Earth observation science (EOS) Research
We are living in an era of unprecedented access to geospatial data, driven by rapid advancements in remote sensing technologies. Modern sensors—on platforms ranging from satellites and aircraft to drones—are capturing data in ever-increasing volumes, with higher spatial, spectral, and temporal resolutions. These technological developments enable the detailed observation of Earth’s surface, allowing us to monitor and analyze natural and urban environments at both local and global scales.
At the Earth Observation Science (EOS) department, our research is motivated by the urgent societal and environmental challenges facing our planet. We work in interdisciplinary teams to develop innovative geospatial applications that support sustainable development, environmental monitoring, and disaster resilience. Our work is closely aligned with the United Nations Sustainable Development Goals (SDGs).
EOS researchers develop and apply advanced machine learning and Geospatial Artificial Intelligence (GeoAI) techniques to monitor urbanization, agricultural landscapes, forests, and cryospheric regions.
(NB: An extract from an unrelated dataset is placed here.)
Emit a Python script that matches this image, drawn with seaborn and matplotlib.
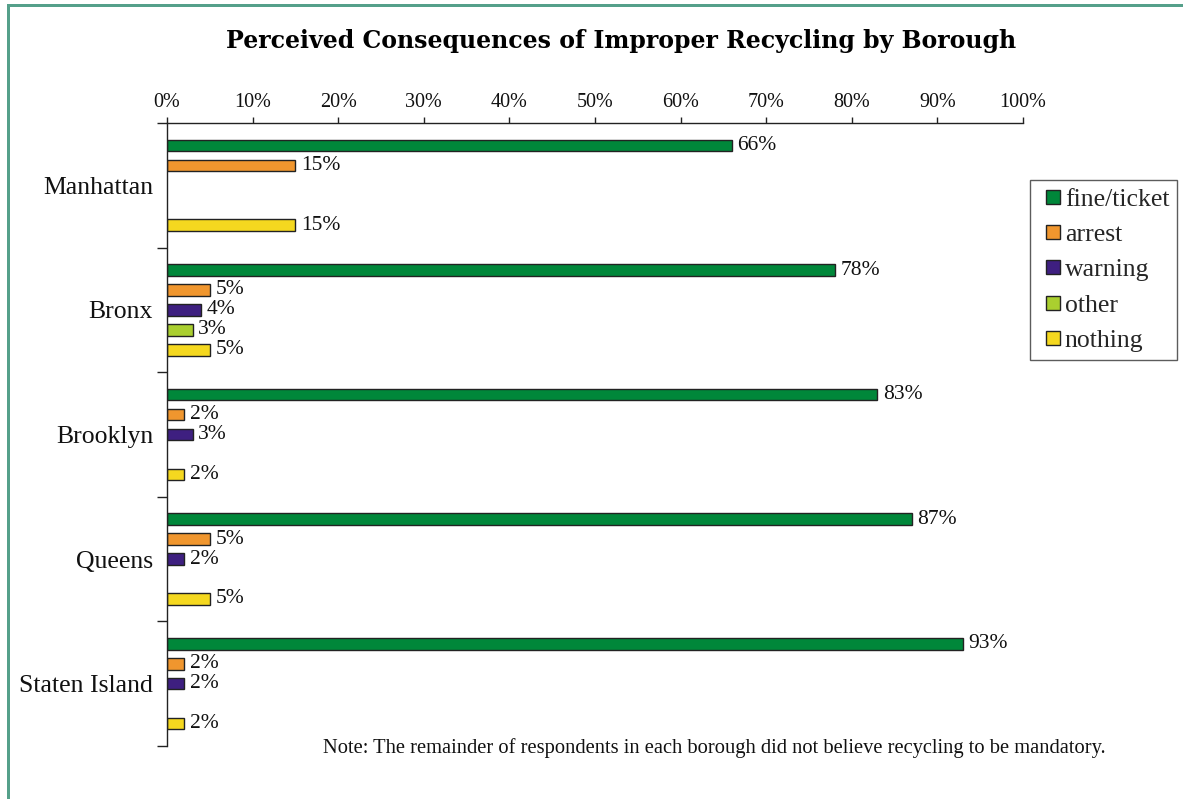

Key research areas include (but are not limited to):
- Design of techniques for Earth observation data acquisition, fusion and analysis
- Develop techniques for image and point cloud data processing and analysis
- Mapping and monitoring agricultural areas and smallholder farms through boundary delineation, crop type classification, and crop nutrient estimation.
- Identifying and characterizing deprived urban areas (e.g., informal settlements), supporting progress tracking of SDG Indicator 11.1.1.
- Developing real-time UAV-based analysis tools for disaster response and precision agriculture.
- Applying Interferometric Synthetic Aperture Radar (InSAR) techniques to monitor ground deformation and assess the stability of slopes, coastlines, and critical infrastructure.
- Mapping and monitoring forests and land resources, including deforestation, selective logging, land degradation, and evaluating the effectiveness of ecosystem restoration measures.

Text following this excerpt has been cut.